My code for fine-tuning is modified based on examples/seq2seq:

./finetune.sh \
    --data_dir $DATA_DIR \
    --train_batch_size=8 \
    --eval_batch_size=8 \
    --output_dir=$OUTPUT_DIR \
    --num_train_epochs 5 \
    --model_name_or_path t5-base

Can anyone provide some suggestions? Thank you!
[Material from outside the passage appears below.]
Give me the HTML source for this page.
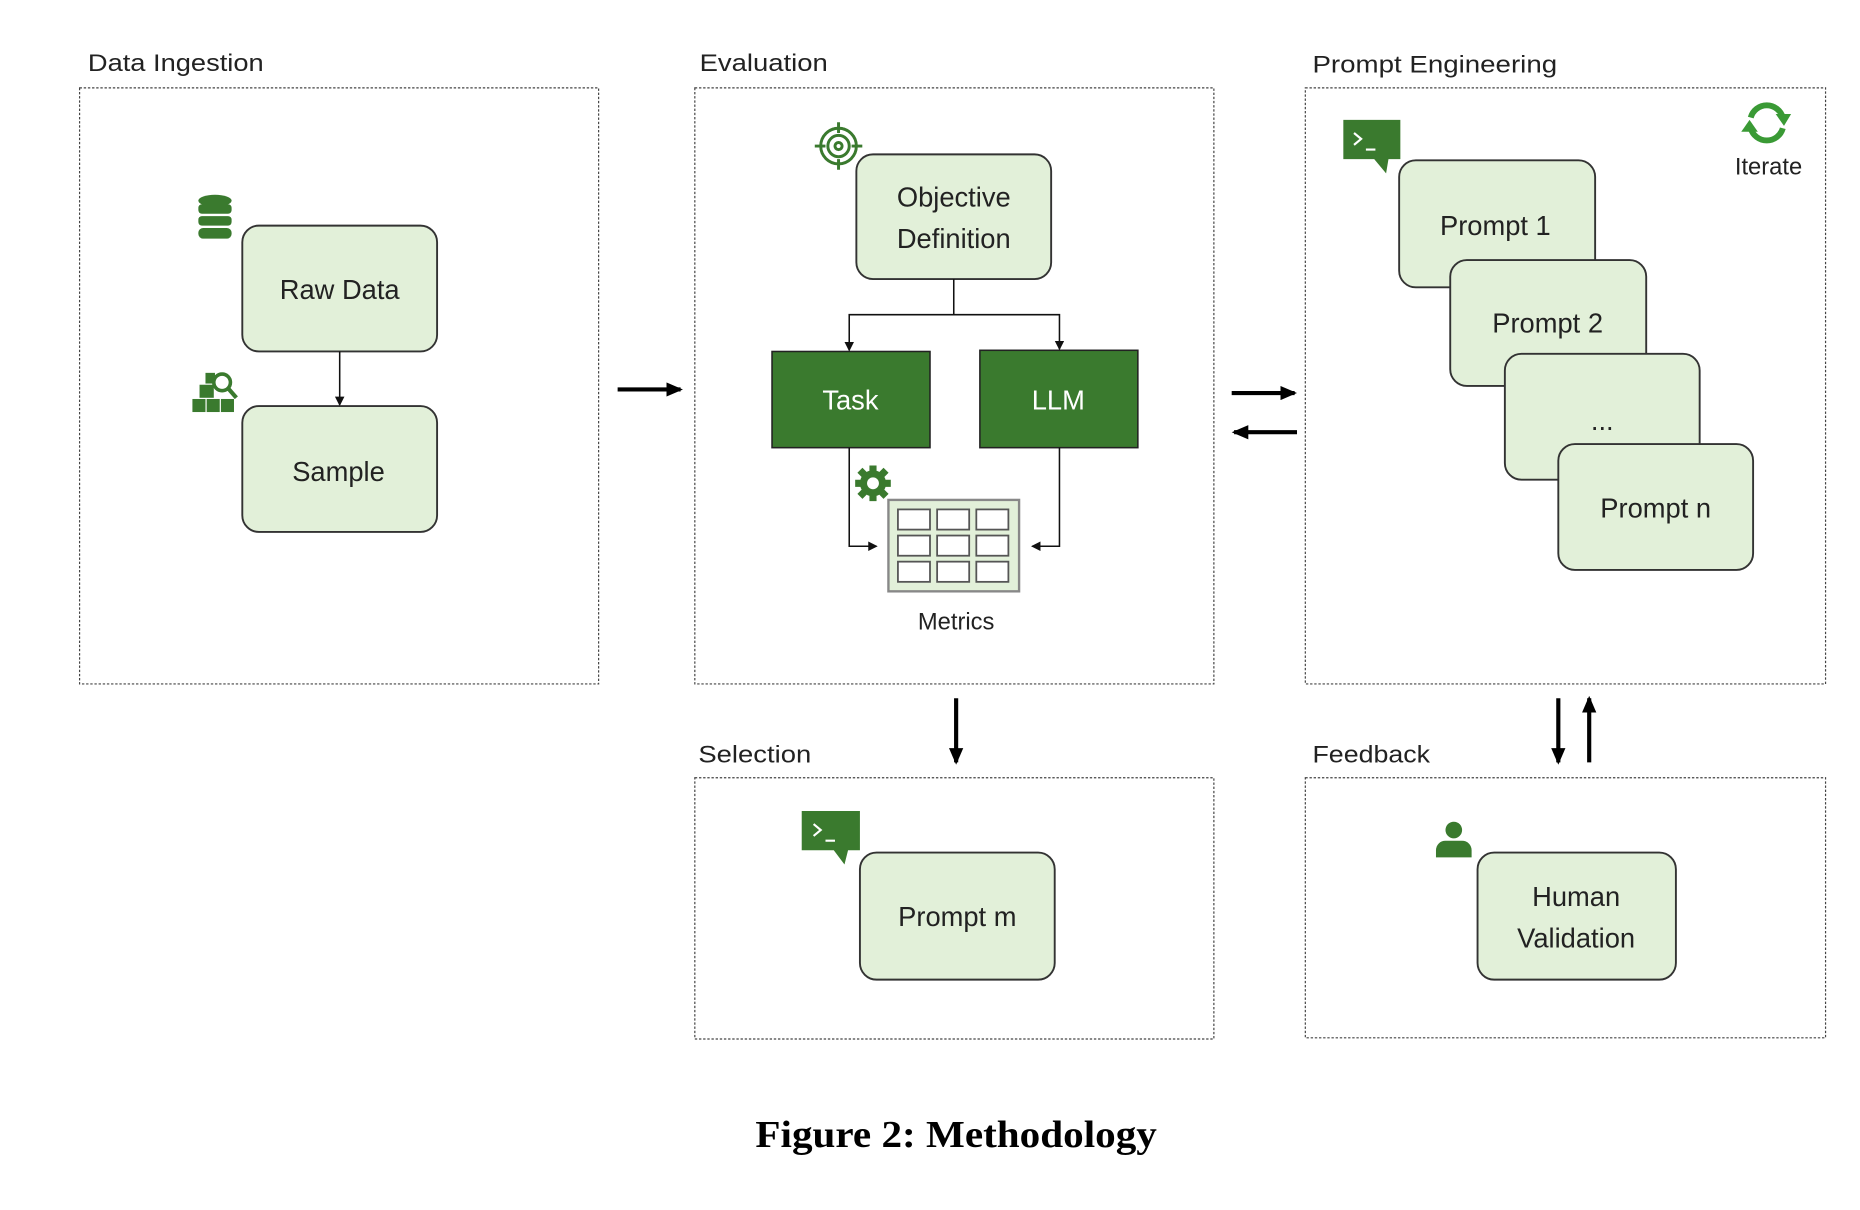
<!DOCTYPE html>
<html><head><meta charset="utf-8"><style>
html,body{margin:0;padding:0;background:#fff;}
svg{display:block;}
</style></head><body>
<svg width="1860" height="1210" viewBox="0 0 1566 1019" preserveAspectRatio="none" xmlns="http://www.w3.org/2000/svg" font-family="Liberation Sans, sans-serif">
<defs>
<marker id="a" markerWidth="8" markerHeight="8" refX="7" refY="4" orient="auto" markerUnits="userSpaceOnUse"><path d="M0,0 L8,4 L0,8 z" fill="#111"/></marker>
<marker id="b" markerWidth="14" markerHeight="12" refX="12" refY="6" orient="auto" markerUnits="userSpaceOnUse"><path d="M0,0 L14,6 L0,12 z" fill="#000"/></marker>
</defs>
<g fill="none" stroke="#444" stroke-width="1" stroke-dasharray="2,1.5">
<rect x="67" y="74" width="437" height="502"/>
<rect x="585" y="74" width="437" height="502"/>
<rect x="1099" y="74" width="438" height="502"/>
<rect x="585" y="655" width="437" height="220"/>
<rect x="1099" y="655" width="438" height="219"/>
</g>
<g font-size="20" fill="#222" textLength="">
<text x="74" y="60" textLength="148" lengthAdjust="spacingAndGlyphs">Data Ingestion</text>
<text x="589" y="60" textLength="108" lengthAdjust="spacingAndGlyphs">Evaluation</text>
<text x="1105" y="61" textLength="206" lengthAdjust="spacingAndGlyphs">Prompt Engineering</text>
<text x="588" y="642" textLength="95" lengthAdjust="spacingAndGlyphs">Selection</text>
<text x="1105" y="642" textLength="99" lengthAdjust="spacingAndGlyphs">Feedback</text>
</g>
<g fill="#e2f0d9" stroke="#333" stroke-width="1.6">
<rect x="204" y="190" width="164" height="106" rx="14"/>
<rect x="204" y="342" width="164" height="106" rx="14"/>
<rect x="721" y="130" width="164" height="105" rx="14"/>
<rect x="1178" y="135" width="165" height="107" rx="14"/>
<rect x="1221" y="219" width="165" height="106" rx="14"/>
<rect x="1267" y="298" width="164" height="106" rx="14"/>
<rect x="1312" y="374" width="164" height="106" rx="14"/>
<rect x="724" y="718" width="164" height="107" rx="14"/>
<rect x="1244" y="718" width="167" height="107" rx="14"/>
</g>
<rect x="650" y="296" width="133" height="81" fill="#3a7a2e" stroke="#222" stroke-width="1.3"/>
<rect x="825" y="295" width="133" height="82" fill="#3a7a2e" stroke="#222" stroke-width="1.3"/>
<g font-size="23" fill="#222" text-anchor="middle">
<text x="286" y="252">Raw Data</text>
<text x="285" y="405">Sample</text>
<text x="803" y="174">Objective</text>
<text x="803" y="209">Definition</text>
<text x="1259" y="198">Prompt 1</text>
<text x="1303" y="280">Prompt 2</text>
<text x="1349" y="362">...</text>
<text x="1394" y="436">Prompt n</text>
<text x="806" y="780">Prompt m</text>
<text x="1327" y="763">Human</text>
<text x="1327" y="798">Validation</text>
<text x="716" y="345" fill="#fff">Task</text>
<text x="891" y="345" fill="#fff">LLM</text>
</g>
<text x="805" y="530" font-size="20" fill="#222" text-anchor="middle">Metrics</text>
<text x="1489" y="147" font-size="20" fill="#222" text-anchor="middle">Iterate</text>
<g stroke="#111" stroke-width="1.3" fill="none" marker-end="url(#a)">
<path d="M286,296 V341"/>
<path d="M803,235 V265 H715 V295"/>
<path d="M803,265 H892 V294"/>
<path d="M715,377 V460 H738"/>
<path d="M892,377 V460 H869"/>
</g>
<g stroke="#000" stroke-width="3.5" fill="none" marker-end="url(#b)">
<path d="M520,328 H573"/>
<path d="M1037,331 H1090"/>
<path d="M1092,364 H1039"/>
<path d="M805,588 V642"/>
<path d="M1312,588 V642"/>
<path d="M1338,642 V588"/>
</g>
<rect x="748" y="421" width="110" height="77" fill="#e2f0d9" stroke="#888" stroke-width="2"/>
<g fill="#fff" stroke="#555" stroke-width="1.5">
<rect x="756" y="429" width="27" height="17"/><rect x="789" y="429" width="27" height="17"/><rect x="822" y="429" width="27" height="17"/>
<rect x="756" y="451" width="27" height="17"/><rect x="789" y="451" width="27" height="17"/><rect x="822" y="451" width="27" height="17"/>
<rect x="756" y="473" width="27" height="17"/><rect x="789" y="473" width="27" height="17"/><rect x="822" y="473" width="27" height="17"/>
</g>
<g fill="#3a7a2e">
<circle cx="735" cy="407" r="11"/>
<g stroke="#3a7a2e" stroke-width="6"><path d="M735,392 V422 M720,407 H750 M724,396 L746,418 M746,396 L724,418"/></g>
<circle cx="735" cy="407" r="5" fill="#fff"/>
</g>
<g stroke="#3a7a2e" stroke-width="2.5" fill="none">
<circle cx="706" cy="123" r="15"/><circle cx="706" cy="123" r="9"/><circle cx="706" cy="123" r="3"/>
<path d="M706,103 V112 M706,134 V143 M686,123 H695 M717,123 H726"/>
</g>
<g fill="#3a7a2e">
<ellipse cx="181" cy="169" rx="14" ry="5"/>
<rect x="167" y="172" width="28" height="8" rx="3"/>
<rect x="167" y="182" width="28" height="8" rx="3"/>
<rect x="167" y="192" width="28" height="9" rx="4"/>
</g>
<g fill="#3a7a2e">
<rect x="162" y="336" width="11" height="11"/><rect x="174" y="336" width="11" height="11"/><rect x="186" y="336" width="11" height="11"/>
<rect x="168" y="324" width="12" height="11"/><rect x="173" y="314" width="8" height="9"/>
</g>
<circle cx="187" cy="322" r="7" fill="none" stroke="#3a7a2e" stroke-width="3"/>
<path d="M192,327 L199,335" stroke="#3a7a2e" stroke-width="3.5"/>
<path d="M1131,101 h48 v33 h-10 l-2,12 -10,-12 h-26 z" fill="#3a7a2e"/>
<path d="M1140,112 l6,5 -6,5 M1150,126 h8" stroke="#fff" stroke-width="1.8" fill="none"/>
<path d="M675,683 h49 v33 h-10 l-3,12 -9,-12 h-27 z" fill="#3a7a2e"/>
<path d="M685,694 l6,5 -6,5 M695,708 h8" stroke="#fff" stroke-width="1.8" fill="none"/>
<g stroke="#3a9a35" stroke-width="5" fill="none">
<path d="M1474,99 A14,14 0 0 1 1501,99"/>
<path d="M1501,108 A14,14 0 0 1 1474,108"/>
</g>
<path d="M1495,96 L1508,96 L1502,106 z" fill="#3a9a35"/>
<path d="M1466,111 L1480,111 L1473,101 z" fill="#3a9a35"/>
<g fill="#3a7a2e">
<circle cx="1224" cy="699" r="7"/>
<path d="M1209,722 v-6 a8,8 0 0 1 8,-8 h14 a8,8 0 0 1 8,8 v6 z"/>
</g>
<text x="805" y="966" style="font-family:'Liberation Serif',serif;font-weight:bold;font-size:32px" text-anchor="middle" fill="#000" textLength="338" lengthAdjust="spacingAndGlyphs">Figure 2: Methodology</text>
</svg>
</body></html>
Looks like you are using fp16, currently there are few bugs with fp16 for T5 and I think those are not fixed, so try turning off fp16. Pinging @sshleifer for more info

1 Like

Yes this is a known issue.

1 Like

thank you!

hi, is there any plan to work on this? it’s my only hope for being able to finetune t5-large!

Hi @melody-ju,
T5 fine-tuning works well without fp16 and if you want to fine-tune t5-large but having memory issues then you can freeze the token embedings using the --freeze-embeds argument with finetune.py script.